AN £8 MILLION project to create a futuristic new base for Asons Solicitors has been put on hold — and the firm admits it is now "less likely" to create 300 new jobs.

The Bolton based law firm announced ambitious plans to create its new headquarters on the site of the former Bolton College building in Clarence Street in 2013, with 300 jobs being created as a result.

But now the company says it has to scale back the plans, blaming the changes made to personal injury claims by Chancellor George Osborne in the Autumn Statement.

In addition, Asons, which employs 280 people, will either have to make redundancies of three per cent of the workforce or redeploy staff.

Work had started on the building, which was due to be finished in mid-to-late 2016, but now the plans have been postponed until further notice.

Companies who had been set to work on the new site told The Bolton News how they have had orders cancelled.

Ian Woolrich, managing director of Warrington based Cruden Construction, which had won the building contract, said: "It is a huge shock to us. It is a huge shock to the local supply chain and some of the local opportunities that we had provided to Bolton people.

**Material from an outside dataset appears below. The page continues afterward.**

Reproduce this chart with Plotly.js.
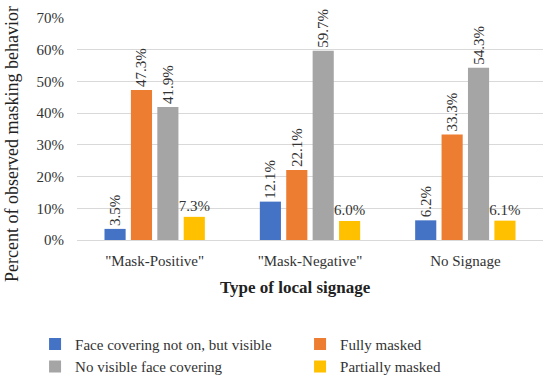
<!DOCTYPE html>
<html>
<head>
<meta charset="utf-8">
<script src="https://cdn.plot.ly/plotly-3.0.1.min.js"></script>
<style>html,body{margin:0;padding:0;background:#fff}#chart{width:550px;height:379px}</style>
</head>
<body>
<div id="chart"></div>
<script>
const categories = ['"Mask-Positive"', '"Mask-Negative"', 'No Signage'];
const seriesNames = ['Face covering not on, but visible', 'Fully masked', 'No visible face covering', 'Partially masked'];
const faceNotOn = [0.035, 0.121, 0.062];
const fullyMasked = [0.473, 0.221, 0.333];
const noVisible = [0.419, 0.597, 0.543];
const partially = [0.073, 0.060, 0.061];
const yTicks = [0, 0.1, 0.2, 0.3, 0.4, 0.5, 0.6, 0.7];
const xTitle = 'Type of local signage';
const yTitle = 'Percent of observed masking behavior';

const FONT = '"Liberation Serif", "DejaVu Serif", serif';
const colors = ['#4472C4', '#ED7D31', '#A5A5A5', '#FFC000'];
const values = [faceNotOn, fullyMasked, noVisible, partially];
const angles = [-90, -90, -90, 0];

const traces = values.map((v, i) => ({
  type: 'bar',
  name: seriesNames[i],
  x: categories,
  y: v,
  marker: {color: colors[i]},
  text: v.map(d => (d * 100).toFixed(1) + '%'),
  texttemplate: '%{text}',
  textposition: 'outside',
  textangle: angles[i],
  constraintext: 'none',
  textfont: {family: FONT, size: 15, color: '#333'},
  cliponaxis: false,
  hoverinfo: 'skip'
}));

const W = 550, H = 379, L = 77, R = 7, T = 18, B = 139;
const pw = W - L - R, ph = H - T - B;
const px = x => (x - L) / pw;          // pixel -> paper x
const py = y => (H - B - y) / ph;      // pixel -> paper y

const layout = {
  width: W, height: H,
  margin: {l: L, r: R, t: T, b: B, autoexpand: false},
  paper_bgcolor: '#fff', plot_bgcolor: '#fff',
  font: {family: FONT, size: 15, color: '#333'},
  barmode: 'group',
  bargap: 0.32,
  bargroupgap: 0.2,
  xaxis: {
    type: 'category',
    tickfont: {family: FONT, size: 15, color: '#333'},
    ticks: '', showline: false,
    ticklabelstandoff: 10,
    automargin: false
  },
  yaxis: {
    range: [0, 0.7],
    tickvals: yTicks,
    tickformat: '.0%',
    tickfont: {family: FONT, size: 15, color: '#333'},
    gridcolor: '#D9D9D9', gridwidth: 1,
    zeroline: true, zerolinecolor: '#D9D9D9', zerolinewidth: 1,
    ticks: '', ticklen: 0,
    ticklabelstandoff: 12,
    automargin: false
  },
  annotations: [
    {text: '<b>' + xTitle + '</b>', xref: 'paper', yref: 'paper', x: px(295), y: py(287),
     xanchor: 'center', yanchor: 'middle', showarrow: false,
     font: {family: FONT, size: 17, color: '#222'}},
    {text: yTitle, xref: 'paper', yref: 'paper', x: px(12), y: py(144), textangle: -90,
     xanchor: 'center', yanchor: 'middle', showarrow: false,
     font: {family: FONT, size: 18, color: '#222'}}
  ],
  showlegend: true,
  legend: {
    orientation: 'h',
    x: -0.09, xanchor: 'left',
    y: -0.395, yanchor: 'top',
    entrywidth: 220, entrywidthmode: 'pixels',
    tracegroupgap: 0,
    font: {family: FONT, size: 15, color: '#333'},
    traceorder: 'normal'
  }
};

Plotly.newPlot('chart', traces, layout, {displayModeBar: false, staticPlot: true});
</script>
</body>
</html>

"We had a £5 million contract which was terminated as of Friday evening, so obviously I have got to try and replace that work."

The Government has pledged to remove personal injury claims of up to £5,000 to the small claims court, in comparison to the current figure of £1,000, and abolish claims for 'minor' whiplash.

Asons claims these changes will affect the public's right to justice and that they will adversely impact law firms which rely on this work.

Bosses say the firm, currently based in Bark Street, is taking a "proactive and positive approach" and is working to safeguard the jobs of its current staff.

Dr Imran Akram, chief executive officer of Asons, said: "It’s in the best commercial interests of Asons for the business to put its employees first and ensure that we have an efficient business model that protects the firm.

“We know that the postponement of the new offices is unfortunate for the Bolton economy, judging by all of the interest we’ve had from jobseekers and especially the next round of University of Bolton graduates.

"Obviously, it’s now less likely that we will be able to create the 300 new jobs that we anticipated next year.

“We want to create an anchor building that helps to secure Bolton’s economic future, but we have to do it when the time is right. Protecting the employee numbers that we currently have has to be our current priority.”

The budget for the new building was £8 million, with Asons set to privately invest £6m with another £2m provided by bank funding.

Instead it has decided to reinvest the £6 million into the business’s existing infrastructure.

Keith Davies, director of development and regeneration at Bolton Council, who has been involved with the project, said: "We are working with Asons and waiting for them to complete their business plan after the impact of the spending review.

"We will see how the situation develops and continue to work with them in future."

As well as office space, the luxury development was set to include a top-end restaurant, space for business networking and corporate events and a rooftop garden.

At its official unveiling, Asons said they hoped the new building would have the same “wow factor” as New York’s Times Square.

Bulldozers moved in to demolish the former Bolton Community College on the site in 2011, with its new campus opening in Deane Road the previous year.